## Objective
Reproduce nothing except the lines between the line with "Give me the" and the line with "plt.rcParams['text.color'] = 'black'", both ends included, and please leave out pictures.

## Extracted material

=-=-=-=-=

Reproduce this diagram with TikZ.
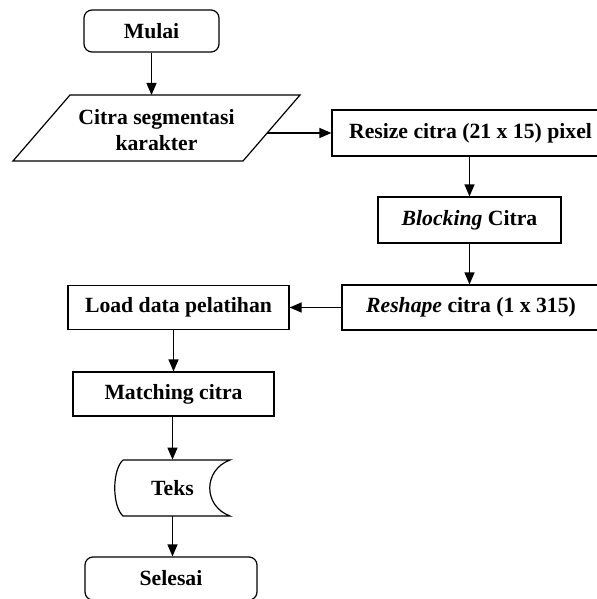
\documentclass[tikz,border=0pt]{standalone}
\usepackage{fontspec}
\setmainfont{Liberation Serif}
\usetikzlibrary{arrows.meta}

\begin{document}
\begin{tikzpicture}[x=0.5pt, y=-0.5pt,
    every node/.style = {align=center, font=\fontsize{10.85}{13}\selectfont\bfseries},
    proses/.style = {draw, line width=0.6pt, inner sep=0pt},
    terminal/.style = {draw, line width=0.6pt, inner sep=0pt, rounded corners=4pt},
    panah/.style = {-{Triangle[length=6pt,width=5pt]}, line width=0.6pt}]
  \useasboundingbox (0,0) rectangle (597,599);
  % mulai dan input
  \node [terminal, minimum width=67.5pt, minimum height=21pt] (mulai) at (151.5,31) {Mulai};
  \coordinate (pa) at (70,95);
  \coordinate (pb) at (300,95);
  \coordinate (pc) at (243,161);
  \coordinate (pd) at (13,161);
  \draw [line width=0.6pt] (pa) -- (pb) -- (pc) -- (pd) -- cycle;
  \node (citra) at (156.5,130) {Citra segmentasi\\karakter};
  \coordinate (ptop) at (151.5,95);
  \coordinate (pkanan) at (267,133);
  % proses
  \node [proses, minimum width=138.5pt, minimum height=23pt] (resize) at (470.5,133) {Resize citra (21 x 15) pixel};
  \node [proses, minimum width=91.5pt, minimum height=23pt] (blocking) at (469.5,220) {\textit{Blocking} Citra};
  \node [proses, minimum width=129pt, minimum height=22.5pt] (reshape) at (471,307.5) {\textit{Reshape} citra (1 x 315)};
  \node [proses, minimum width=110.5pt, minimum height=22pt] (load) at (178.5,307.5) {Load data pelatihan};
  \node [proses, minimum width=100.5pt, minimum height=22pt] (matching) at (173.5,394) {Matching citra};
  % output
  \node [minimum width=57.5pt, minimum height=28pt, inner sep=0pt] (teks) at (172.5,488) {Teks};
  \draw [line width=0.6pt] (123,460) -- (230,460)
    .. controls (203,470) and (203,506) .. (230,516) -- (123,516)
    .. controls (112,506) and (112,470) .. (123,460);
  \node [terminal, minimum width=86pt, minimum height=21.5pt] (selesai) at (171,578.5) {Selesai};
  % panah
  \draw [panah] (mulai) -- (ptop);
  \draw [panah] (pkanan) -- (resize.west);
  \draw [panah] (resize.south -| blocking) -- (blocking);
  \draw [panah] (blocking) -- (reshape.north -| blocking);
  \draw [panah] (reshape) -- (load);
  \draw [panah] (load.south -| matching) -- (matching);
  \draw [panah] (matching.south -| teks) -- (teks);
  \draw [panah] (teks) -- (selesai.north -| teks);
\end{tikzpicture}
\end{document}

=-=-=-=-=

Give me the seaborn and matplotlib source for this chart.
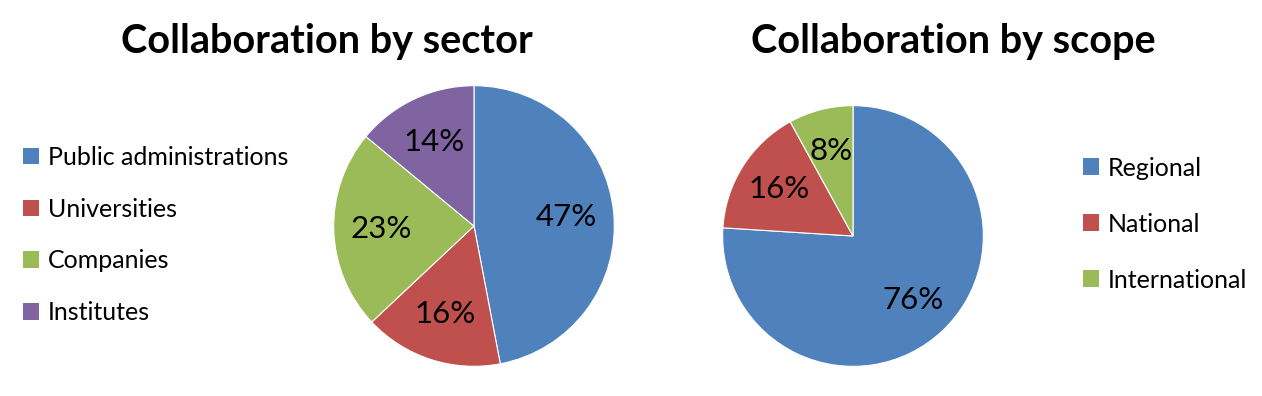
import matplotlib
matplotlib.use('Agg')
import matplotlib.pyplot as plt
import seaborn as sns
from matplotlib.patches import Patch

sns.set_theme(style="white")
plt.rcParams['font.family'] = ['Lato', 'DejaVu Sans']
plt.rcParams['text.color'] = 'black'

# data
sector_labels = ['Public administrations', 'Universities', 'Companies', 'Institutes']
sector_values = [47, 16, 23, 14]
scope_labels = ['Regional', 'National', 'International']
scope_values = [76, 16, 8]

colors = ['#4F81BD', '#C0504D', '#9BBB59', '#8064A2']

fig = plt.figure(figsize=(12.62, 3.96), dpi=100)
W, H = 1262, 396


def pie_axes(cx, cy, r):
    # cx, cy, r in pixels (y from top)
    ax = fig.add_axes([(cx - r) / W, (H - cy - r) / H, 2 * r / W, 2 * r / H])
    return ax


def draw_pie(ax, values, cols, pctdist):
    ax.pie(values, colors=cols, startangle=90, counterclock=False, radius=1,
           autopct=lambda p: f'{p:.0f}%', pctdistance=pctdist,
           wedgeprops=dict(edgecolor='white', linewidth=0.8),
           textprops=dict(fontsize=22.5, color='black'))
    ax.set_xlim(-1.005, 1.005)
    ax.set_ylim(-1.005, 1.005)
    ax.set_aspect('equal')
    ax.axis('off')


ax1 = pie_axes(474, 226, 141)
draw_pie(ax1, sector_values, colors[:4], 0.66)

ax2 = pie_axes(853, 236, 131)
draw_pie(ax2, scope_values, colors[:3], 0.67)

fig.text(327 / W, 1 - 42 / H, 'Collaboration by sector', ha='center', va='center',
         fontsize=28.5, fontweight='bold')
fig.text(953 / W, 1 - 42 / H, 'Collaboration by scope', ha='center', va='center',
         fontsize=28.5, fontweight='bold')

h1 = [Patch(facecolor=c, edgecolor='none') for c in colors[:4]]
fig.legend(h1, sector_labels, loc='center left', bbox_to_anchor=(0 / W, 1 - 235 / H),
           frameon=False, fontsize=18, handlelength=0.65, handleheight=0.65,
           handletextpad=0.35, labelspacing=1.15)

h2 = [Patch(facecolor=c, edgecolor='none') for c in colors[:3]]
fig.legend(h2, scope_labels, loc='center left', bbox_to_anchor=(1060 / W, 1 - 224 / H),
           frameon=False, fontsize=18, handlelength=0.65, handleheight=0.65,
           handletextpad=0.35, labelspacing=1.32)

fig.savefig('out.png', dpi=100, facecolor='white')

=-=-=-=-=

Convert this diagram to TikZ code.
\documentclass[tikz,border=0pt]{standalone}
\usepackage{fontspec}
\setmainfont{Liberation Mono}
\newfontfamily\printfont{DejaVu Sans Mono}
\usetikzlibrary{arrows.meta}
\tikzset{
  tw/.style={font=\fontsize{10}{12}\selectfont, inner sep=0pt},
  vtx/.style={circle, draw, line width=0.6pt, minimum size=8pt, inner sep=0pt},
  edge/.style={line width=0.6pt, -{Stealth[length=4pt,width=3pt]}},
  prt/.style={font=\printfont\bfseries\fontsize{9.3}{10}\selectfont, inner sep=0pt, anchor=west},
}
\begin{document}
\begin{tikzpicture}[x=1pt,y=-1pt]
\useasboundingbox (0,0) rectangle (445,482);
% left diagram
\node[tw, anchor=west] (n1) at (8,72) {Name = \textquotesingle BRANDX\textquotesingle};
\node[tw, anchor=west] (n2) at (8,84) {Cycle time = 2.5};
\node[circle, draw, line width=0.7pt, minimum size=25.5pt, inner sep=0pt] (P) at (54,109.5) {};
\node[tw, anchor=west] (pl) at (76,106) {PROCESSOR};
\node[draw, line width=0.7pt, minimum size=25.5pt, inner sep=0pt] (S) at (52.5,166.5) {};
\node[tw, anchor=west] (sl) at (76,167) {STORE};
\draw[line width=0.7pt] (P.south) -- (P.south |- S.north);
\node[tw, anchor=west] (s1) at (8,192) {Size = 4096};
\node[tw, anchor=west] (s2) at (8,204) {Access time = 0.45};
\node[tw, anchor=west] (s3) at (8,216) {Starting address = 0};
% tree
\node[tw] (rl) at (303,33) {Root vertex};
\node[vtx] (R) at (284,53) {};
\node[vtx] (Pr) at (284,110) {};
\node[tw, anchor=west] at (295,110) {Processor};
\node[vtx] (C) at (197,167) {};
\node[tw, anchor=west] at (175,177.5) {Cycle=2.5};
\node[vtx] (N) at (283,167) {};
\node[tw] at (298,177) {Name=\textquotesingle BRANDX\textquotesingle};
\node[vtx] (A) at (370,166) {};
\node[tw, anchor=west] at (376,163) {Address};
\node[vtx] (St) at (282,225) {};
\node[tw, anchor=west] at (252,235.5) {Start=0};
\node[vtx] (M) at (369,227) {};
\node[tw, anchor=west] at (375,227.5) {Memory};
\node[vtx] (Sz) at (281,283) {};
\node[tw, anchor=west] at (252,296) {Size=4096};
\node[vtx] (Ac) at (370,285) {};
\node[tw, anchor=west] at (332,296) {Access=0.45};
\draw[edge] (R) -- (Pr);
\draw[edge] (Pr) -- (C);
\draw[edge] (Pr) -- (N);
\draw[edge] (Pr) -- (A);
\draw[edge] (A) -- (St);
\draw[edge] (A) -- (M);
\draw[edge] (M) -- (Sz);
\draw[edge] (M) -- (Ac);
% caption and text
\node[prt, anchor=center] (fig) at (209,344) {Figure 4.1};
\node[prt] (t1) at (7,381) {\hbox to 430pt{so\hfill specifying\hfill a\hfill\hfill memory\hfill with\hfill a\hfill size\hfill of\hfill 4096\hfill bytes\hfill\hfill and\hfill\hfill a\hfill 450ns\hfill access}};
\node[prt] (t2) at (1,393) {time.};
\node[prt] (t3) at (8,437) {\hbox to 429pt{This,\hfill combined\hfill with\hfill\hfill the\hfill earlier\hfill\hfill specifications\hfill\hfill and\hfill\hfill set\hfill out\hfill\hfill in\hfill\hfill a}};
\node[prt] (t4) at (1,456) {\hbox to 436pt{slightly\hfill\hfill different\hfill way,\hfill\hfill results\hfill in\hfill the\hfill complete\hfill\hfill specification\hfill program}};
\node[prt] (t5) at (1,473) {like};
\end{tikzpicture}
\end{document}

=-=-=-=-=

## Response for this exercise
Give me the seaborn and matplotlib source for this chart.
import matplotlib
matplotlib.use('Agg')
import matplotlib.pyplot as plt
import seaborn as sns
from matplotlib.patches import Patch

sns.set_theme(style="white")
plt.rcParams['font.family'] = ['Lato', 'DejaVu Sans']
plt.rcParams['text.color'] = 'black'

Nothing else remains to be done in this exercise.